It started with a dress. Playwright Gina Gionfriddo had gussied up for a date, which became the seed for her dark comedy “Becky Shaw.” “The initial spark was: There’s a dress we call ‘the birthday cake dress’ in the play — that Becky shows up for this blind date overdressed — and I had done it myself,” Gionfriddo explained. “And I was interested in the way in which you lose your power when you show how much effort you put in. I was a little fixated on that.”

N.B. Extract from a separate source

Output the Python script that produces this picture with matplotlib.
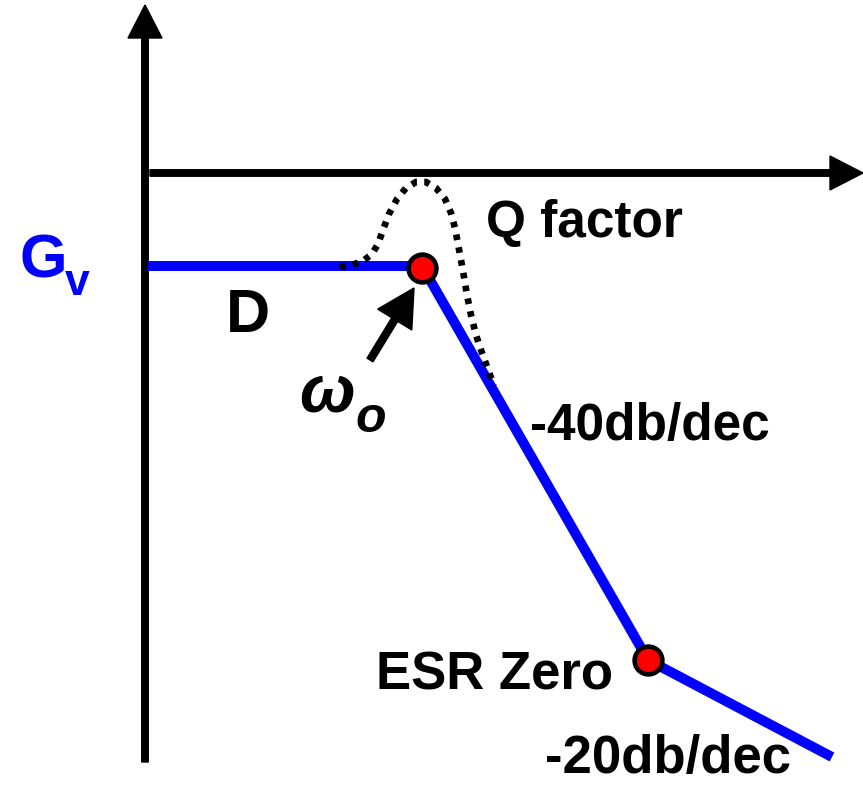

“Becky Shaw,” which bowed Off-Broadway with Second Stage in 2008, went on to become a finalist for the Pulitzer Prize for Drama. Now, the play returns to the nonprofit, but this time in its Broadway home at the Helen Hayes Theatre. Gionfriddo’s play tackles issues of class and power in the context of romantic partnership — and the merging of families. “I think the play is concerned with mating: how do we mate, why do we mate, how should we mate?” Gionfriddo continued. “Do you go for someone who is a lot like you or someone who might elevate you, whether that’s economically or … ethically and morally?”
For the titular character, Becky Shaw (played by Madeline Brewer), the answers to these questions are at the forefront of her mind. “She is someone who’s had a rough, rough time and the stakes are high. She needs things to turn around,” Gionfriddo described, “but [she] maybe [doesn’t] want to let people know that.”
But the stakes aren’t just high for Becky, who takes a chance on a blind date with Max (played by Alden Ehrenreich). The two were set up by Max’s pseudo-sister, Suzanna (Lauren Patten), and Suzanna’s husband, Andrew (Patrick Ball) — who are highly emotionally invested in Max’s future. The injection of the family dynamic into romantic relationships is another observation that gnawed at Gionfriddo. “The dynamic I was interested in was, ‘Why do we set people up?’” she told Broadway News. “In the context of the play, neither Max nor Becky are clamoring to be set up. The impulse comes from the newlywed couple — and why are they doing that?”